:: WORK REQUIRED ::
Retype the opening lines of the data exactly, stopping after the line that contains "['国际吞吐量(2019)', '国际吞吐量(2023)', '国际吞吐量(2024)', '占19年同期比例(右)'];". Skip every picture.

··· DATASET EXTRACT ···

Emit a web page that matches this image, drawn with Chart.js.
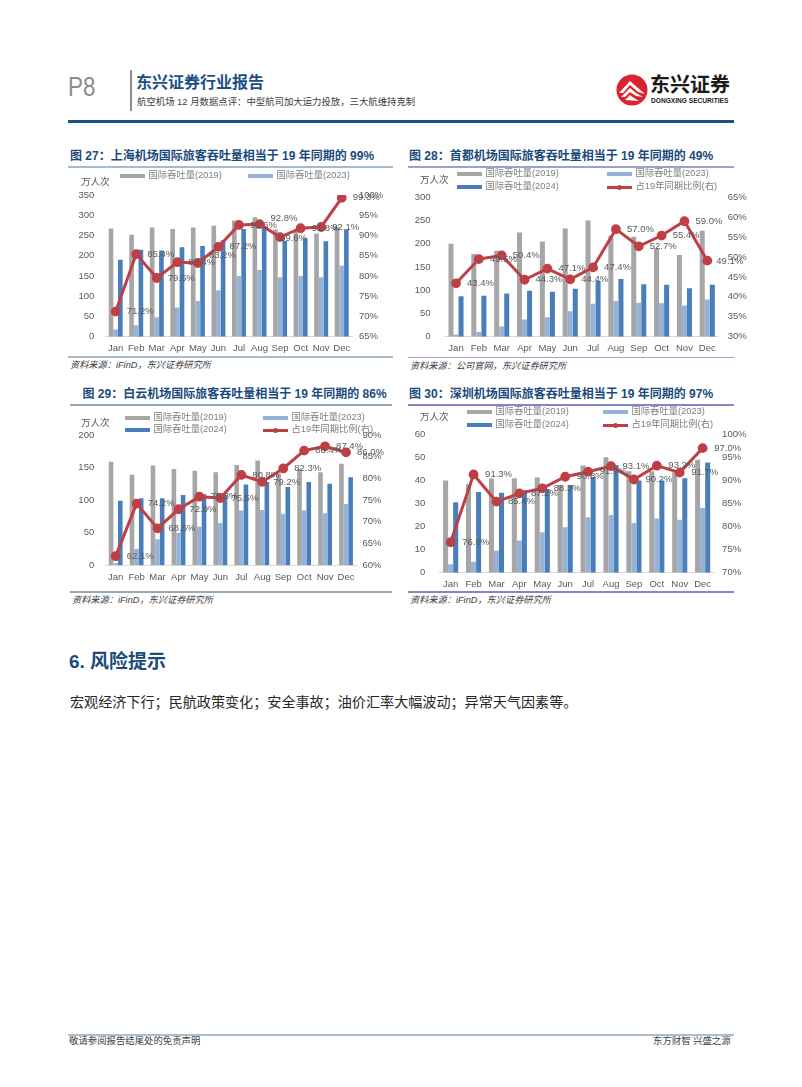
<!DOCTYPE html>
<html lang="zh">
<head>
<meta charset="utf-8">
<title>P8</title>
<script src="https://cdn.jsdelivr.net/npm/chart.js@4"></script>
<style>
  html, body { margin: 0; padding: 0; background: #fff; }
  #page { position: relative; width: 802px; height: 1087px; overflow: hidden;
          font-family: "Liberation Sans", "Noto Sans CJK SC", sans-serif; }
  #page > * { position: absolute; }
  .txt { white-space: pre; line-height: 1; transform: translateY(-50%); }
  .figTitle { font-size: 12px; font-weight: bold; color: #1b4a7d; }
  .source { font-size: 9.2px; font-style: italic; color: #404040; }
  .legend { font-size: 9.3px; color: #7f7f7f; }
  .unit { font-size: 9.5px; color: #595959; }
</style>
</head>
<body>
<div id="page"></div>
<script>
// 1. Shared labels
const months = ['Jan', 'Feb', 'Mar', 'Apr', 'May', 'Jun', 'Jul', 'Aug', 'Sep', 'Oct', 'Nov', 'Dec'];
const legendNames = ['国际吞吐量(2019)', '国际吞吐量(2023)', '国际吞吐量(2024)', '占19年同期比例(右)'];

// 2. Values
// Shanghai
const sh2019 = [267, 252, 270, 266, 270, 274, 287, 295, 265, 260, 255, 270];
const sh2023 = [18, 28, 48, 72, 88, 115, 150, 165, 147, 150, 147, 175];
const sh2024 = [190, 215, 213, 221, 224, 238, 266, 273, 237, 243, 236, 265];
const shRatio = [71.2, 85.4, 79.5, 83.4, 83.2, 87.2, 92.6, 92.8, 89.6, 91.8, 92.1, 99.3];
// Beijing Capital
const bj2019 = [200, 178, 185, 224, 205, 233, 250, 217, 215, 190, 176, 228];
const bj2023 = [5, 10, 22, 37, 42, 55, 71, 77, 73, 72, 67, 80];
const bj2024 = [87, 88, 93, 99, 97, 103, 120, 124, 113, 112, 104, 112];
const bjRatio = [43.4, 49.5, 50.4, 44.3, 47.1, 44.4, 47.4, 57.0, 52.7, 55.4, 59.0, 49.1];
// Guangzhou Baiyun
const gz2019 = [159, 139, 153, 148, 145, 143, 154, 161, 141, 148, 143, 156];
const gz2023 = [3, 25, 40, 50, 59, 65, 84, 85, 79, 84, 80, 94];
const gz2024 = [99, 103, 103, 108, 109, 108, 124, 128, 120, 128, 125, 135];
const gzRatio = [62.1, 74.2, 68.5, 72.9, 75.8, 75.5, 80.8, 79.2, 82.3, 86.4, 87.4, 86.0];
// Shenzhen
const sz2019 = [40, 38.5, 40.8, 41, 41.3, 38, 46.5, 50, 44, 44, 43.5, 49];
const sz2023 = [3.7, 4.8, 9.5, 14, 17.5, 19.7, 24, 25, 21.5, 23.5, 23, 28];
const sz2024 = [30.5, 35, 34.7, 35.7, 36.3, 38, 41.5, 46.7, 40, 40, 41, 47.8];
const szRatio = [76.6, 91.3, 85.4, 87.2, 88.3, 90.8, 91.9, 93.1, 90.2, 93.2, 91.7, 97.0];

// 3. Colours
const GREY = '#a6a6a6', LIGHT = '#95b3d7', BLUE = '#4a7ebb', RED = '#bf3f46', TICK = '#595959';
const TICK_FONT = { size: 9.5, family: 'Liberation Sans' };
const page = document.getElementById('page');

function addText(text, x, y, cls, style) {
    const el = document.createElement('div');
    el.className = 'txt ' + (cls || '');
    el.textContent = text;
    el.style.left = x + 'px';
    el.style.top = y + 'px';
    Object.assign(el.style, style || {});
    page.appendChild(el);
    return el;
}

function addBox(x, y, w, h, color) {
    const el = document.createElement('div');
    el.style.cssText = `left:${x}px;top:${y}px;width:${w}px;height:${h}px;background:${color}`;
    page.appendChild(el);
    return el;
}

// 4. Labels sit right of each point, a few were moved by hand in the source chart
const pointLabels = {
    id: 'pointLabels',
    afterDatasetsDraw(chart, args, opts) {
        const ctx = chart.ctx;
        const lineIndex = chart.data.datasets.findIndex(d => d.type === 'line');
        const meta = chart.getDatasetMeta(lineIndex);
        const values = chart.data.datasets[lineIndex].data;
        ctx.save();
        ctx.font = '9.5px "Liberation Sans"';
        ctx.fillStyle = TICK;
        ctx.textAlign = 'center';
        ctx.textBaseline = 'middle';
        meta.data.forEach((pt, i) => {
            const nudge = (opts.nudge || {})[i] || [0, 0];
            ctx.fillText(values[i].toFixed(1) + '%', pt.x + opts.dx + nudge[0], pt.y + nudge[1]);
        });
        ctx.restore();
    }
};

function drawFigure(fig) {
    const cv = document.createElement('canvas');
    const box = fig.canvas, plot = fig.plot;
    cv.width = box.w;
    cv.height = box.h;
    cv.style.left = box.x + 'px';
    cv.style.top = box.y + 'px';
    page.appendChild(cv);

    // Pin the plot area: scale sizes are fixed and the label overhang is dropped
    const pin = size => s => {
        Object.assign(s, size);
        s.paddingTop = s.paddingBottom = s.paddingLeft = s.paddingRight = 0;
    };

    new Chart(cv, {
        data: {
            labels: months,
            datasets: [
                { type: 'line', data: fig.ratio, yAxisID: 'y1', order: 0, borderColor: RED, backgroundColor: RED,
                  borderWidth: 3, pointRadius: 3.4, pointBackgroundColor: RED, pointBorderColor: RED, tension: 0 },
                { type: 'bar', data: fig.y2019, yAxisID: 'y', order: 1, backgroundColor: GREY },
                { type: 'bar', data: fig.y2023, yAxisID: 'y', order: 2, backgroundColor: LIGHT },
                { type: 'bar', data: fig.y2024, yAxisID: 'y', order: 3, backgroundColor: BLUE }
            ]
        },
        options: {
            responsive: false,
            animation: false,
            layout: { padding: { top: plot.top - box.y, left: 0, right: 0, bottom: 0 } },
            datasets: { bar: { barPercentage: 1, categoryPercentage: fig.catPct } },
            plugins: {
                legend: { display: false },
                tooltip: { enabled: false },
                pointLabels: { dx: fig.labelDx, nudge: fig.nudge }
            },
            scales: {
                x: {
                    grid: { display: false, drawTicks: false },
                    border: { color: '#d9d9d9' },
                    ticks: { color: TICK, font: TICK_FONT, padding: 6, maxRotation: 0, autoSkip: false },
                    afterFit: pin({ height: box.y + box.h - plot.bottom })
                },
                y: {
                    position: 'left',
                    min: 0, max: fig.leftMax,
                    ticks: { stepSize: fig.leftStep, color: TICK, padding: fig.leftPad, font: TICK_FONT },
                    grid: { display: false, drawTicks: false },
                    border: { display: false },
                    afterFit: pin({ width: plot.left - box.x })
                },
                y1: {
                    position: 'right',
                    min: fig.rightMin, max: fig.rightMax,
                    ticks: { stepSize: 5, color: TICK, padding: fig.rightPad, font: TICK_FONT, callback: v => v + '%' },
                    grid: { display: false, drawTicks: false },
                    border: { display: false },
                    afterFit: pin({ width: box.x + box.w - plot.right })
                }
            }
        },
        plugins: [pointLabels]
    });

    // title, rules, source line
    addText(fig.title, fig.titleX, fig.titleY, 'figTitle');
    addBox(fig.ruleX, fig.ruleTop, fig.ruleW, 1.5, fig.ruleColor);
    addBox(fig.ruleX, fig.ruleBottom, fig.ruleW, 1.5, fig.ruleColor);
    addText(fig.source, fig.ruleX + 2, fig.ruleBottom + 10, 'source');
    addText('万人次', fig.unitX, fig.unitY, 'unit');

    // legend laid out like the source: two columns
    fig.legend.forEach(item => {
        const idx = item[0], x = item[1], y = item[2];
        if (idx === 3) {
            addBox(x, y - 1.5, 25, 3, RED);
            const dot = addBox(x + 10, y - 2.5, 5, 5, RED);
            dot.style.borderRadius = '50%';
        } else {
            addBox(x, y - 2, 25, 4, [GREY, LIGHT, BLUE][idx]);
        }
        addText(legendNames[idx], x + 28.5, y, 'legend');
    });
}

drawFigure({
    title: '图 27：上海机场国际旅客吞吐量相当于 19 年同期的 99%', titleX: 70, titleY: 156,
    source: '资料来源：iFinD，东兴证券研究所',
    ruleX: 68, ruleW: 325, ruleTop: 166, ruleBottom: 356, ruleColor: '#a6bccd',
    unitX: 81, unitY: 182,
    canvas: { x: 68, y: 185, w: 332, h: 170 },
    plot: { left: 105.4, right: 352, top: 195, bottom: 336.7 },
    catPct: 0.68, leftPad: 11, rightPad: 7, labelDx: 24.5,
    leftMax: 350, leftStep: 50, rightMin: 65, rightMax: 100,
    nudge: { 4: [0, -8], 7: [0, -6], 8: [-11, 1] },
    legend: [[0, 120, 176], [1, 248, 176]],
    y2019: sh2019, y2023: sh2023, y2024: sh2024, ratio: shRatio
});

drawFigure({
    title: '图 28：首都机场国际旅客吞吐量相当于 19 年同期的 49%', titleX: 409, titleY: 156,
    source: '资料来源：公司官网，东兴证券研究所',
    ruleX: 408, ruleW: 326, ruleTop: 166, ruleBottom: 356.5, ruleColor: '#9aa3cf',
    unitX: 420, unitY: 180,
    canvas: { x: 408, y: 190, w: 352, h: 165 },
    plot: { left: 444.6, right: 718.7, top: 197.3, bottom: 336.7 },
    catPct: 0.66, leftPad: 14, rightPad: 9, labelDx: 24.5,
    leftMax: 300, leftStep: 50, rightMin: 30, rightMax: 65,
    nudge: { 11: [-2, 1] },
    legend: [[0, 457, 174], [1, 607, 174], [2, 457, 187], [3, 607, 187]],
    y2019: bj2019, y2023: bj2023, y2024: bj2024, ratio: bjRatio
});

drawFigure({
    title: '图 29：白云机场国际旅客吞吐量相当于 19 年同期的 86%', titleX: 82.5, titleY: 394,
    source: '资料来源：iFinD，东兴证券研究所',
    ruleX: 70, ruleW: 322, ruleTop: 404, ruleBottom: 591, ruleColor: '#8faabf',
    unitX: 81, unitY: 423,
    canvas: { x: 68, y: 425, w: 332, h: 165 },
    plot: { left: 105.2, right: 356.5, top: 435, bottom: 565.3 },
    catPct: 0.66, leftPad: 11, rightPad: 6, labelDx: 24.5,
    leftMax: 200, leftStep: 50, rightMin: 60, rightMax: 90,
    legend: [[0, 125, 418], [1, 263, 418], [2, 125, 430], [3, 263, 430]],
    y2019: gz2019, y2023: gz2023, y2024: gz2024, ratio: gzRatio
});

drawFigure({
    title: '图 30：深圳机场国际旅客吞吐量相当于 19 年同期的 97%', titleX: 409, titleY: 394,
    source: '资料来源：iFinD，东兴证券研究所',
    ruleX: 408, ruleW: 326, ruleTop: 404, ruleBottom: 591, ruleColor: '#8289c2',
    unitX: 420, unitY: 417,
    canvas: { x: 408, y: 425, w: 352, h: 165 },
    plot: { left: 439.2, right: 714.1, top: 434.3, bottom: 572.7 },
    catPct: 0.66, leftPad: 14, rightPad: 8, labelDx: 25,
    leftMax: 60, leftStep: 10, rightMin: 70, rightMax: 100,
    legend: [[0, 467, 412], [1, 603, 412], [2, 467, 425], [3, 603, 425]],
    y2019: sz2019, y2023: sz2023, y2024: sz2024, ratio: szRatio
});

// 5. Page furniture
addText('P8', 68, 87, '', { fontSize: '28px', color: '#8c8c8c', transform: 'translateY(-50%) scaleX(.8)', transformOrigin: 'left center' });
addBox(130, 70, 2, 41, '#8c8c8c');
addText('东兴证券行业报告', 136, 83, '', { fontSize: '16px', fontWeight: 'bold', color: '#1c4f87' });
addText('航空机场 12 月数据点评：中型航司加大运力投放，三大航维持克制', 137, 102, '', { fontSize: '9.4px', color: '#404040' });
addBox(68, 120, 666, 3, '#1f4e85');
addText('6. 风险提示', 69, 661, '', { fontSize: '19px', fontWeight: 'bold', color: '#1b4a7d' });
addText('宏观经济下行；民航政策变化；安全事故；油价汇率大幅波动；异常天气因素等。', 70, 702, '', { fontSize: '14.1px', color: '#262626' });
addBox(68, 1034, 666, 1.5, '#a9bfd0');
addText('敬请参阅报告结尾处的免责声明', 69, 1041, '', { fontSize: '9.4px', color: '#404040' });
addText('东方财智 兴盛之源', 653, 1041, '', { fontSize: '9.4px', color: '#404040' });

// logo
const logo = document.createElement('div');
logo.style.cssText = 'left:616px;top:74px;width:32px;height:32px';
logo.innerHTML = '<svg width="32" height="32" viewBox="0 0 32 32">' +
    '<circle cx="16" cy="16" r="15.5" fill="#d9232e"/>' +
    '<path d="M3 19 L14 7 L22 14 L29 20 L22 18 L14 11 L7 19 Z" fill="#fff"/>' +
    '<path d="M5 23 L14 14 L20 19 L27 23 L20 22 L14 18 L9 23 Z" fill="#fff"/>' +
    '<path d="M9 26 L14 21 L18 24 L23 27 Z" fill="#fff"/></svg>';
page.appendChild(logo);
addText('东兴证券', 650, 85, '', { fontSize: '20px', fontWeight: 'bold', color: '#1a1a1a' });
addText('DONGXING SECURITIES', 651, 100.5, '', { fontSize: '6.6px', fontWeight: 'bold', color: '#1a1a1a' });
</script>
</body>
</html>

···

:: TASK RESULT ::
Emit a web page that matches this image, drawn with Chart.js.
<!DOCTYPE html>
<html lang="zh">
<head>
<meta charset="utf-8">
<title>P8</title>
<script src="https://cdn.jsdelivr.net/npm/chart.js@4"></script>
<style>
  html, body { margin: 0; padding: 0; background: #fff; }
  #page { position: relative; width: 802px; height: 1087px; overflow: hidden;
          font-family: "Liberation Sans", "Noto Sans CJK SC", sans-serif; }
  #page > * { position: absolute; }
  .txt { white-space: pre; line-height: 1; transform: translateY(-50%); }
  .figTitle { font-size: 12px; font-weight: bold; color: #1b4a7d; }
  .source { font-size: 9.2px; font-style: italic; color: #404040; }
  .legend { font-size: 9.3px; color: #7f7f7f; }
  .unit { font-size: 9.5px; color: #595959; }
</style>
</head>
<body>
<div id="page"></div>
<script>
// 1. Shared labels
const months = ['Jan', 'Feb', 'Mar', 'Apr', 'May', 'Jun', 'Jul', 'Aug', 'Sep', 'Oct', 'Nov', 'Dec'];
const legendNames = ['国际吞吐量(2019)', '国际吞吐量(2023)', '国际吞吐量(2024)', '占19年同期比例(右)'];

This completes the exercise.